Living full-time in an RV is a way of life suited well to those who enjoy spending as much time as possible in the natural world and don’t want the restrictions that often come with stationary living in a house or apartment.
Every RVer will have different opinions about what it’s like to be full-time on the road, but there are some common thoughts many RVers often share.
Finding new park ups every few nights, watching sunrises and sunsets from the comfort of your RV, and learning about different cultures and ways of life make the RV lifestyle exciting.
Nothing beats the feeling of pulling up to a wild camping spot for the night and being greeted by utter peace, stunning scenery, and hopefully a level parking spot!
Learning how to live with less is a humbling and rewarding experience as it teaches gratitude. The stories you’ll hear from fellow RVers when you’re traveling in your RV will help inspire your future adventures, and you may learn a thing or two as well.
Full-time RV living requires you to be conscious of many different things from water and electricity usage to gas and heating.

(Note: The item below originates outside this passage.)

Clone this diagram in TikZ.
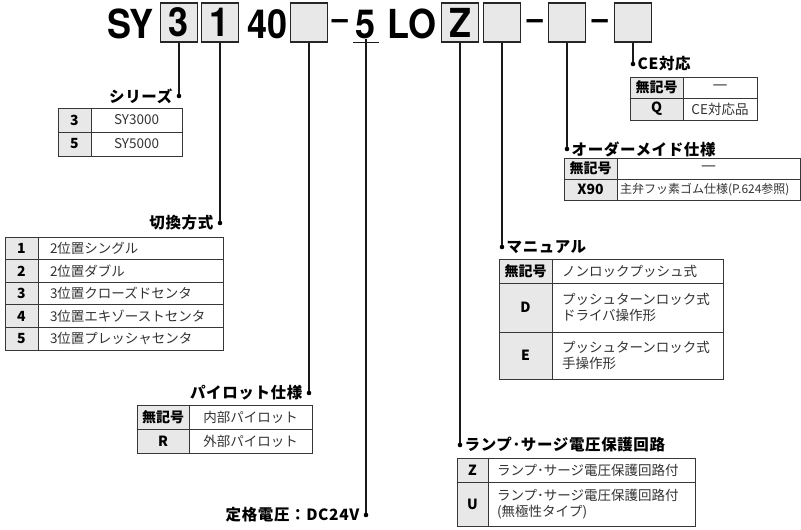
\documentclass[tikz,border=0pt]{standalone}
\usepackage{fontspec}
\setmainfont{Noto Sans CJK JP}
\newfontfamily\codefam[FakeStretch=0.9]{TeX Gyre Heros}
\newfontfamily\headfam[LetterSpace=4]{Noto Sans CJK JP}
\newfontfamily\barfam{DejaVu Sans}
\usetikzlibrary{positioning}

\newcommand\codefnt{\codefam\fontsize{40}{40}\selectfont\bfseries}
\newcommand\dashfnt{\codefam\fontsize{32}{32}\selectfont\bfseries}
\newcommand\headfnt{\headfam\fontsize{15.5}{17}\selectfont\bfseries}
\newcommand\keyfnt{\fontsize{14}{16}\selectfont\bfseries}
\newcommand\descfnt{\fontsize{13.5}{16}\selectfont}
\newcommand\smallfnt{\fontsize{12}{14}\selectfont}
\newcommand\nobar{{\barfam\fontsize{15}{16}\selectfont —}}

\definecolor{keygray}{RGB}{232,232,232}
\definecolor{tabline}{RGB}{55,55,55}
\definecolor{desctext}{RGB}{50,50,50}

\tikzset{
  codebox/.style={draw=black!85, line width=1.3pt, fill=keygray, minimum width=37pt,
    minimum height=39pt, inner sep=0pt, font=\codefnt},
  codetxt/.style={font=\codefnt, inner sep=0pt},
  jdot/.style={circle, fill=black, inner sep=0pt, minimum size=4.6pt},
  stub/.style={line width=1.2pt, black!90},
  headtxt/.style={font=\headfnt, inner sep=0pt},
  keycell/.style={draw=tabline, line width=0.9pt, fill=keygray, font=\keyfnt,
    inner sep=0pt, outer sep=0pt, anchor=north west},
  desccell/.style={draw=tabline, line width=0.9pt, font=\descfnt, text=desctext,
    inner sep=0pt, outer sep=0pt, anchor=north west},
  descleft/.style={desccell, align=left, inner xsep=#1}
}

\begin{document}
\begin{tikzpicture}[x=1pt, y=-1pt]
    \useasboundingbox (0,0) rectangle (801,530);
    % model code
    \node[codetxt, anchor=base west] (sy) at (107,38) {SY};
    \node[codebox] (b3) at (179,22.5) {3};
    \node[codebox] (b1) at (220,22.5) {1};
    \node[codetxt, anchor=base west] (n40) at (247,38) {40};
    \node[codebox] (bpil) at (309,22.5) {};
    \node[codetxt, font=\dashfnt, anchor=base] (dash1) at (340,30) {–};
    \node[codetxt, anchor=base] (five) at (366,38) {5};
    \node[codetxt, anchor=base west] (lo) at (387,38) {LO};
    \node[codebox] (bz) at (460,22.5) {Z};
    \node[codebox] (bman) at (502,22.5) {};
    \node[codetxt, font=\dashfnt, anchor=base] (dash2) at (535,30) {–};
    \node[codebox] (bord) at (567,22.5) {};
    \node[codetxt, font=\dashfnt, anchor=base] (dash3) at (600,30) {–};
    \node[codebox] (bce) at (633,22.5) {};
    \draw[stub] ([xshift=-3pt,yshift=-4pt]five.south west) -- ([xshift=3pt,yshift=-4pt]five.south east);

    % dots and leader lines
    \node[jdot] (dser) at (179,96) {};
    \node[jdot] (dsw) at (220,223) {};
    \node[jdot] (dpil) at (309,393) {};
    \node[jdot] (dvolt) at (366,515) {};
    \node[jdot] (dlamp) at (460,445) {};
    \node[jdot] (dman) at (502,247) {};
    \node[jdot] (dord) at (567,149) {};
    \node[jdot] (dce) at (633,64) {};
    \draw[stub] (b3) -- (dser);
    \draw[stub] (b1) -- (dsw);
    \draw[stub] (bpil) -- (dpil);
    \draw[stub] (five) -- (dvolt);
    \draw[stub] (bz) -- (dlamp);
    \draw[stub] (bman) -- (dman);
    \draw[stub] (bord) -- (dord);
    \draw[stub] (bce) -- (dce);

    % headings
    \node[headtxt, left=4pt of dser] (tser) {シリーズ};
    \node[headtxt, left=4pt of dsw] (tsw) {切換方式};
    \node[headtxt, left=4pt of dpil] (tpil) {パイロット仕様};
    \node[headtxt, left=4pt of dvolt] (tvolt) {定格電圧：DC24V};
    \node[headtxt, right=2pt of dlamp] (tlamp) {ランプ･サージ電圧保護回路};
    \node[headtxt, right=2pt of dman] (tman) {マニュアル};
    \node[headtxt, right=2pt of dord] (tord) {オーダーメイド仕様};
    \node[headtxt, right=2pt of dce] (tce) {CE対応};

    % series
    \node[keycell, minimum width=33pt, minimum height=24pt] (serk1) at (58,108) {3};
    \node[desccell, minimum width=91pt, minimum height=24pt] (serd1) at (serk1.north east) {SY3000};
    \node[keycell, minimum width=33pt, minimum height=24pt] (serk2) at (serk1.south west) {5};
    \node[desccell, minimum width=91pt, minimum height=24pt] (serd2) at (serk2.north east) {SY5000};

    % switching type
    \node[keycell, minimum width=33pt, minimum height=22.6pt] (swk1) at (5,237) {1};
    \node[descleft=12pt, text width=161pt, minimum height=22.6pt] (swd1) at (swk1.north east) {2位置シングル};
    \node[keycell, minimum width=33pt, minimum height=22.6pt] (swk2) at (swk1.south west) {2};
    \node[descleft=12pt, text width=161pt, minimum height=22.6pt] (swd2) at (swk2.north east) {2位置ダブル};
    \node[keycell, minimum width=33pt, minimum height=22.6pt] (swk3) at (swk2.south west) {3};
    \node[descleft=12pt, text width=161pt, minimum height=22.6pt] (swd3) at (swk3.north east) {3位置クローズドセンタ};
    \node[keycell, minimum width=33pt, minimum height=22.6pt] (swk4) at (swk3.south west) {4};
    \node[descleft=12pt, text width=161pt, minimum height=22.6pt] (swd4) at (swk4.north east) {3位置エキゾーストセンタ};
    \node[keycell, minimum width=33pt, minimum height=22.6pt] (swk5) at (swk4.south west) {5};
    \node[descleft=12pt, text width=161pt, minimum height=22.6pt] (swd5) at (swk5.north east) {3位置プレッシャセンタ};

    % pilot
    \node[keycell, minimum width=52pt, minimum height=24pt] (pilk1) at (137,405) {無記号};
    \node[desccell, minimum width=123pt, minimum height=24pt] (pild1) at (pilk1.north east) {内部パイロット};
    \node[keycell, minimum width=52pt, minimum height=24pt] (pilk2) at (pilk1.south west) {R};
    \node[desccell, minimum width=123pt, minimum height=24pt] (pild2) at (pilk2.north east) {外部パイロット};

    % lamp and surge voltage suppressor
    \node[keycell, minimum width=31pt, minimum height=24pt] (lamk1) at (457,458) {Z};
    \node[descleft=9pt, text width=189pt, minimum height=24pt] (lamd1) at (lamk1.north east) {ランプ･サージ電圧保護回路付};
    \node[keycell, minimum width=31pt, minimum height=44pt] (lamk2) at (lamk1.south west) {U};
    \node[descleft=9pt, text width=189pt, minimum height=44pt] (lamd2) at (lamk2.north east) {ランプ･サージ電圧保護回路付\\(無極性タイプ)};

    % manual override
    \node[keycell, minimum width=53pt, minimum height=24pt] (mank1) at (499,259) {無記号};
    \node[descleft=10pt, text width=151pt, minimum height=24pt] (mand1) at (mank1.north east) {ノンロックプッシュ式};
    \node[keycell, minimum width=53pt, minimum height=49pt] (mank2) at (mank1.south west) {D};
    \node[descleft=10pt, text width=151pt, minimum height=49pt] (mand2) at (mank2.north east) {プッシュターンロック式\\ドライバ操作形};
    \node[keycell, minimum width=53pt, minimum height=47pt] (mank3) at (mank2.south west) {E};
    \node[descleft=10pt, text width=151pt, minimum height=47pt] (mand3) at (mank3.north east) {プッシュターンロック式\\手操作形};

    % made to order
    \node[keycell, minimum width=53pt, minimum height=21pt] (ordk1) at (564,158) {無記号};
    \node[desccell, minimum width=183pt, minimum height=21pt] (ordd1) at (ordk1.north east) {\nobar};
    \node[keycell, minimum width=53pt, minimum height=21pt] (ordk2) at (ordk1.south west) {X90};
    \node[descleft=3pt, text width=177pt, minimum height=21pt, font=\smallfnt] (ordd2) at (ordk2.north east) {主弁フッ素ゴム仕様(P.624参照)};

    % CE
    \node[keycell, minimum width=53pt, minimum height=21pt] (cek1) at (630,77) {無記号};
    \node[desccell, minimum width=74pt, minimum height=21pt] (ced1) at (cek1.north east) {\nobar};
    \node[keycell, minimum width=53pt, minimum height=22pt] (cek2) at (cek1.south west) {Q};
    \node[desccell, minimum width=74pt, minimum height=22pt] (ced2) at (cek2.north east) {CE対応品};
\end{tikzpicture}
\end{document}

This consciousness is part of the magic of RV life and after a while, you will hardly see these things as a challenge.
Some RV maintenance is more fun than others, and unclogging a blocked toilet or replacing patches of flooring if they’ve gone spongy can be challenging. There may be moments when you question your decision to move into an RV full-time, however, try and remind yourself of how freeing the experience is and how beautiful it is to sleep under the stars every night and things may not seem too bad!
Preparing for full-time RV living is the best way to get yourself set up for life on the road, and limits any surprises further down the line. Simple things like having the internet in your RV can help relieve some stress and means you can keep in contact with family and friends easily too.
Leaping into full-time life on the road in your RV is an exciting time, and once you’ve put your foot on the gas and hit the road, you’ll be ready for the adventures to begin.